Maybe that’s because Southern California has always had a harder time attracting top-notch CEOs, analysts said.

Most Fortune 500 companies, except for those in the entertainment and technology industries, are located in Chicago or on the East Coast. Because these areas are more important business centers, many top executives feel that’s where the action is, and recruiting them to come to L.A. poses challenges.

“If you want to attract those executives who went to a good business school, you have to pay a little more,” said Jim Hatch, executive vice president at Compensation Resource Group Inc., a Los Angeles company that specializes in executive compensation and benefit designs. “The reality is economics. There are only so many really good CEOs around. It’s a matter of supply and demand.”

Even in the Web world, Hatch said, many corporate executives would rather work in Silicon Valley than in L.A.

Yet those new-media honchos who are willing to work in L.A. aren’t doing badly at all. There are 14 executives on the list who work in the new-media industry, and another 14 from the technology and biotech industries.

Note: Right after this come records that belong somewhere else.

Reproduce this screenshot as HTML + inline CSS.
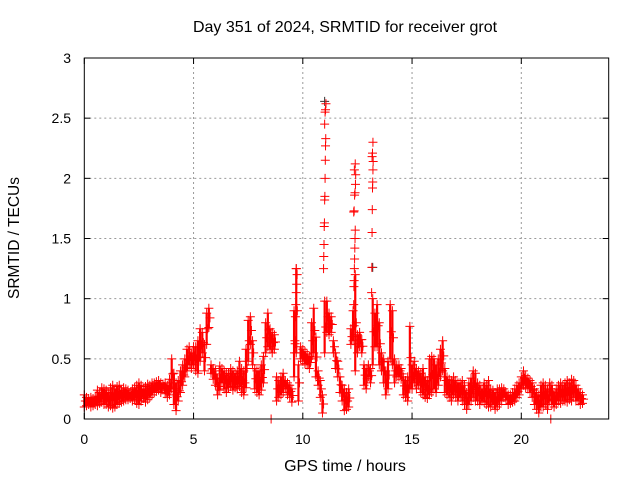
<!DOCTYPE html>
<html><head><meta charset="utf-8"><style>
body{margin:0;background:#fff}
svg{display:block;font-family:"Liberation Sans",sans-serif}
</style></head><body>
<svg id="chart" width="640" height="480" viewBox="0 0 640 480">
<text x="345" y="32" font-size="16" text-anchor="middle" fill="#000">Day 351 of 2024, SRMTID for receiver grot</text>
<text x="345" y="471" font-size="16" text-anchor="middle" fill="#000">GPS time / hours</text>
<text transform="translate(19,238) rotate(-90)" font-size="15.5" text-anchor="middle" fill="#000">SRMTID / TECUs</text>
<g id="grid"></g>
<g id="marks"></g>
<rect x="84.3" y="58" width="524.4" height="361" fill="none" stroke="#000" stroke-width="1"/>
<g id="axes"></g>
</svg>
<script>
const xTicks=[0,5,10,15,20];
const yTicks=[0,0.5,1,1.5,2,2.5,3];
const yTickLabels=["0","0.5","1","1.5","2","2.5","3"];
const startHour=0, stepHour=0.1;
const loVals=[.10,.11,.12,.10,.11,.12,.11,.13,.14,.12,
.12,.10,.11,.09,.10,.12,.13,.14,.15,.16,
.16,.17,.15,.16,.13,.12,.15,.17,.14,.16,
.18,.20,.22,.23,.24,.22,.25,.21,.18,.20,
.25,.12,.07,.15,.22,.28,.35,.40,.45,.42,
.45,.40,.38,.48,.55,.40,.62,.76,.38,.33,
.28,.20,.24,.30,.25,.22,.26,.27,.24,.26,
.25,.27,.22,.20,.26,.48,.62,.45,.25,.22,
.20,.24,.30,.55,.60,.58,.55,.58,.15,.18,
.20,.22,.25,.20,.18,.14,.35,.55,.15,.50,
.48,.46,.45,.42,.50,.55,.35,.28,.18,.05,
.55,.72,.70,.72,.55,.42,.35,.22,.15,.07,
.08,.10,.62,.65,.40,.55,.60,.55,.28,.25,
.35,.30,.45,.60,.60,.45,.40,.30,.20,.25,
.50,.45,.30,.35,.35,.33,.20,.18,.15,.25,
.25,.30,.25,.28,.22,.20,.18,.17,.20,.22,
.25,.22,.28,.35,.40,.22,.20,.18,.15,.20,
.18,.15,.18,.15,.12,.08,.12,.15,.18,.15,
.15,.12,.15,.14,.12,.10,.10,.12,.08,.10,
.12,.15,.18,.16,.12,.13,.14,.15,.18,.20,
.25,.28,.26,.25,.22,.18,.12,.08,.05,.10,
.10,.12,.08,.15,.12,.10,.12,.15,.13,.15,
.15,.14,.16,.15,.18,.15,.15,.12,.13];
const hiVals=[.20,.18,.17,.18,.17,.19,.24,.22,.26,.25,
.24,.22,.26,.28,.25,.27,.28,.24,.26,.25,
.24,.22,.25,.26,.28,.30,.28,.25,.27,.29,
.28,.30,.30,.31,.32,.30,.29,.30,.28,.33,
.50,.38,.30,.32,.40,.45,.50,.58,.60,.55,
.60,.60,.65,.75,.72,.62,.88,.92,.45,.42,
.40,.34,.44,.42,.40,.38,.38,.42,.40,.38,
.40,.48,.42,.40,.58,.82,.85,.65,.42,.40,
.40,.45,.52,.80,.88,.75,.72,.70,.35,.32,
.35,.38,.32,.30,.28,.25,.90,1.25,.45,.60,
.58,.56,.54,.52,.80,.92,.68,.40,.32,.20,
.98,.98,.88,.85,.65,.55,.48,.35,.28,.25,
.22,.25,.75,.90,1.2,.70,.72,.66,.45,.42,
.45,.42,1.0,.88,.95,.80,.55,.50,.40,.48,
.95,.90,.50,.45,.45,.42,.35,.32,.35,.77,
.45,.48,.42,.40,.38,.42,.35,.32,.50,.52,
.50,.45,.50,.58,.65,.42,.35,.33,.32,.35,
.32,.30,.30,.32,.28,.22,.30,.34,.40,.38,
.30,.28,.25,.30,.28,.32,.25,.24,.22,.25,
.25,.26,.25,.22,.20,.20,.22,.25,.28,.30,
.35,.40,.36,.34,.32,.30,.25,.22,.20,.28,
.30,.28,.25,.30,.28,.22,.25,.28,.30,.28,
.30,.32,.30,.33,.32,.28,.25,.22,.20];
const spikeHours=[9.62,9.64,9.66,9.68,9.7,9.72,9.74,9.7,
10.95,10.96,10.97,10.98,10.99,11.0,11.01,11.02,11.03,11.04,11.05,11.0,11.02,11.04,11.06,
12.33,12.34,12.35,12.36,12.37,12.38,12.39,12.4,12.33,12.35,12.37,12.39,12.41,12.42,12.36,12.4,
13.15,13.16,13.17,13.18,13.19,13.2,13.21,13.22,13.17,13.19,13.21,
8.55,21.35];
const spikeVals=[0.55,0.65,0.85,0.95,1.05,1.12,1.2,1.25,
1.25,1.35,1.45,1.6,1.63,1.82,1.85,2.0,2.15,2.27,2.33,2.45,2.55,2.57,2.62,
0.95,1.1,1.15,1.25,1.33,1.42,1.5,1.57,1.72,1.73,1.86,1.88,1.95,2.03,2.07,2.12,
1.05,1.26,1.55,1.74,1.92,1.97,2.07,2.14,2.18,2.21,2.3,
0,0];
const blackHours=[11.0,13.2];
const blackVals=[2.64,1.26];

const NS="http://www.w3.org/2000/svg";
const X0=84.3,X1=608.7,Y0=419,Y1=58;
function xs(h){return X0+(h-0)/(24-0)*(X1-X0);}
function ys(v){return Y0-(v-0)/(3-0)*(Y0-Y1);}
function mk(tag,attrs,parent){const e=document.createElementNS(NS,tag);for(const k in attrs)e.setAttribute(k,attrs[k]);parent.appendChild(e);return e;}
const grid=document.getElementById('grid'),axes=document.getElementById('axes'),marks=document.getElementById('marks');
xTicks.forEach((t,i)=>{
  const x=xs(t);
  if(i>0){const g=mk('line',{x1:x,x2:x,y1:Y0,y2:Y1,stroke:'#999','stroke-dasharray':'2,3','stroke-width':1},grid);
  
  }
  mk('line',{x1:x,x2:x,y1:Y0,y2:Y0-6,stroke:'#000'},axes);
  mk('line',{x1:x,x2:x,y1:Y1,y2:Y1+6,stroke:'#000'},axes);
  const l=mk('text',{x:x,y:444,'font-size':14,'text-anchor':'middle',fill:'#000'},axes);
  l.textContent=String(t);
  
  
});
yTicks.forEach((t,i)=>{
  const y=ys(t);
  if(i>0&&i<yTicks.length-1){const g=mk('line',{x1:X0,x2:X1,y1:y,y2:y,stroke:'#999','stroke-dasharray':'2,3','stroke-width':1},grid);
  
  }
  mk('line',{x1:X0,x2:X0+6,y1:y,y2:y,stroke:'#000'},axes);
  mk('line',{x1:X1,x2:X1-6,y1:y,y2:y,stroke:'#000'},axes);
  const l=mk('text',{x:71,y:y+5,'font-size':14,'text-anchor':'end',fill:'#000'},axes);
  l.textContent=yTickLabels[i];
  
  
});
function cross(h,v,color){
  const x=xs(h),y=ys(v);
  const p=mk('path',{d:`M${x-4.5},${y}H${x+4.5}M${x},${y-4.5}V${y+4.5}`,stroke:color,'stroke-width':1,fill:'none'},marks);
  
  
}
blackHours.forEach((h,i)=>cross(h,blackVals[i],'#333'));
loVals.forEach((lo,i)=>{
  const h=startHour+i*stepHour,hi=hiVals[i];
  const ln=mk('line',{x1:xs(h),x2:xs(h),y1:ys(lo),y2:ys(hi),stroke:'#f00','stroke-width':2.2},marks);
  
  
  cross(h,lo,'#f00');cross(h,hi,'#f00');
  cross(h+0.05,(lo+hi)/2,'#f00');
});
spikeHours.forEach((h,i)=>cross(h,spikeVals[i],'#f00'));
</script>
</body></html>
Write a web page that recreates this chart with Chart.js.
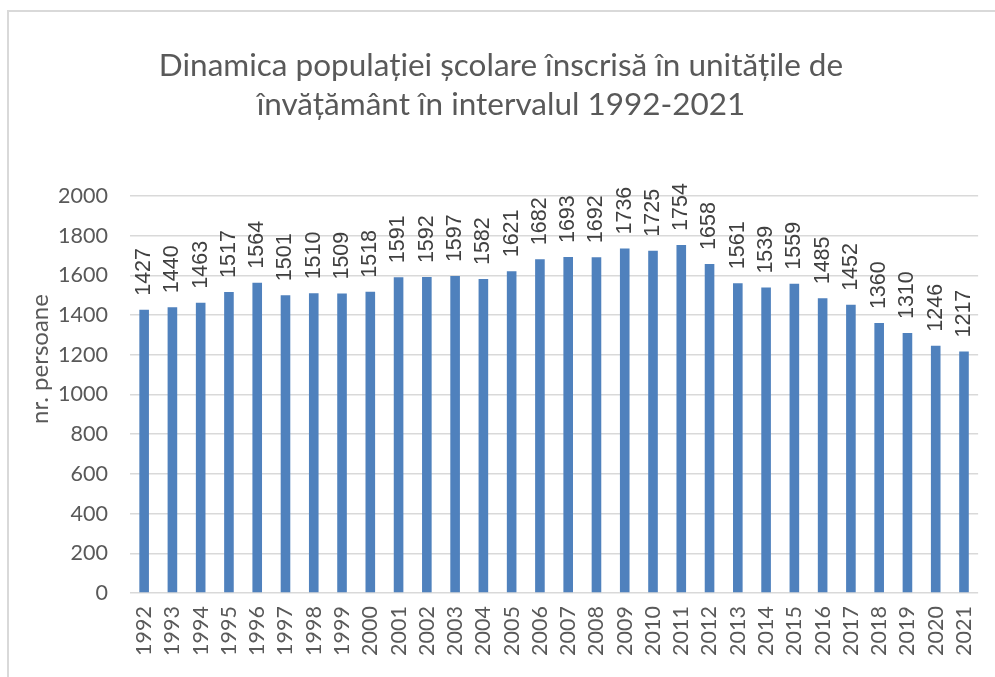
<!DOCTYPE html>
<html>
<head>
<meta charset="utf-8">
<script src="https://cdn.jsdelivr.net/npm/chart.js@4"></script>
<style>
  html, body { margin: 0; padding: 0; background: #fff; }
  #wrap { position: relative; width: 995px; height: 677px; overflow: hidden; }
  #frame { position: absolute; left: 7px; top: 10px; width: 1100px; height: 800px;
           border-left: 2px solid #d9d9d9; border-top: 2px solid #d9d9d9; }
  canvas { position: absolute; left: 0; top: 0; }
</style>
</head>
<body>
<div id="wrap">
  <div id="frame"></div>
  <canvas id="chart" width="995" height="677"></canvas>
</div>
<script>
const years = ['1992', '1993', '1994', '1995', '1996', '1997', '1998', '1999', '2000', '2001',
    '2002', '2003', '2004', '2005', '2006', '2007', '2008', '2009', '2010', '2011',
    '2012', '2013', '2014', '2015', '2016', '2017', '2018', '2019', '2020', '2021'];
const pupils = [1427, 1440, 1463, 1517, 1564, 1501, 1510, 1509, 1518, 1591,
    1592, 1597, 1582, 1621, 1682, 1693, 1692, 1736, 1725, 1754,
    1658, 1561, 1539, 1559, 1485, 1452, 1360, 1310, 1246, 1217];
const titleLines = ['Dinamica populației școlare înscrisă în unitățile de', 'învățământ în intervalul 1992-2021'];
const yTitle = 'nr. persoane';

const textGray = '#595959';
const calibriLike = 'Lato, "Open Sans", sans-serif';

// value labels, rotated, sitting on top of each bar
const barLabels = {
    id: 'barLabels',
    afterDatasetsDraw(chart) {
        const ctx = chart.ctx;
        const meta = chart.getDatasetMeta(0);
        ctx.save();
        ctx.fillStyle = '#404040';
        ctx.font = '21.5px "Liberation Sans", Arial, sans-serif';
        ctx.textAlign = 'left';
        ctx.textBaseline = 'middle';
        meta.data.forEach((bar, i) => {
            ctx.save();
            ctx.translate(bar.x, bar.y - 14);
            ctx.rotate(-Math.PI / 2);
            ctx.fillText(String(pupils[i]), 0, 0);
            ctx.restore();
        });
        ctx.restore();
    }
};

// axis title placed like the original (a bit above the plot centre)
const axisTitle = {
    id: 'axisTitle',
    afterDraw(chart) {
        const ctx = chart.ctx;
        ctx.save();
        ctx.fillStyle = textGray;
        ctx.font = '24px ' + calibriLike;
        ctx.textAlign = 'center';
        ctx.textBaseline = 'middle';
        ctx.translate(40, 359);
        ctx.rotate(-Math.PI / 2);
        ctx.fillText(yTitle, 0, 0);
        ctx.restore();
    }
};

new Chart(document.getElementById('chart').getContext('2d'), {
    type: 'bar',
    data: {
        labels: years,
        datasets: [{
            data: pupils,
            backgroundColor: '#4f81bd',
            borderWidth: 0,
            barPercentage: 0.34,
            categoryPercentage: 1
        }]
    },
    options: {
        responsive: false,
        animation: false,
        layout: { padding: { left: 20, right: 13, top: 0, bottom: 0 } },
        plugins: {
            legend: { display: false },
            tooltip: { enabled: false },
            title: {
                display: true,
                text: titleLines,
                color: textGray,
                font: { family: calibriLike, size: 31.5, weight: 'normal', lineHeight: 1.24 },
                padding: { top: 46, bottom: 72 }
            }
        },
        scales: {
            x: {
                grid: { display: false },
                border: { display: false },
                ticks: {
                    color: textGray,
                    font: { family: calibriLike, size: 21.5 },
                    autoSkip: false,
                    minRotation: 90,
                    maxRotation: 90,
                    padding: 5
                },
                afterFit(scale) { scale.height = 84; }
            },
            y: {
                min: 0,
                max: 2000,
                grid: { color: '#d9d9d9', lineWidth: 1.5, drawTicks: false },
                border: { display: false },
                ticks: {
                    stepSize: 200,
                    color: textGray,
                    font: { family: calibriLike, size: 21.5 },
                    padding: 22,
                    callback: (v) => String(v)
                },
                afterFit(scale) { scale.width = 110; }
            }
        }
    },
    plugins: [barLabels, axisTitle]
});
</script>
</body>
</html>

The energy industry had 11 executives on the list and the entertainment/media industry had 12.

In short supply on the list are women. In 1999, there were only two women executives who made the best-paid club. They were Linda Wachner, chairwoman and CEO of Authentic Fitness, which makes swimwear and activewear, and Marie Knowles, executive vice president and chief financial officer of Atlantic Richfield Co., which has since been acquired by BP Amoco plc. In 1998, there were six women on the list. Jill Barad, former chairman and CEO of Mattel Inc., is no longer with the toy company. She was No. 27 in 1998. Kathryn Downing, former publisher of the Los Angeles Times, is also gone. She was No. 79.

The shrinking number of women on the list is reflective of the persistent nationwide gender gap, in terms of compensation.

“Corporate America pays its top female executives 75 cents of every dollar paid to top male executives,” Lurie said.

But that’s better than 1998, when female executives made 70 cents for every $1 earned by male executives.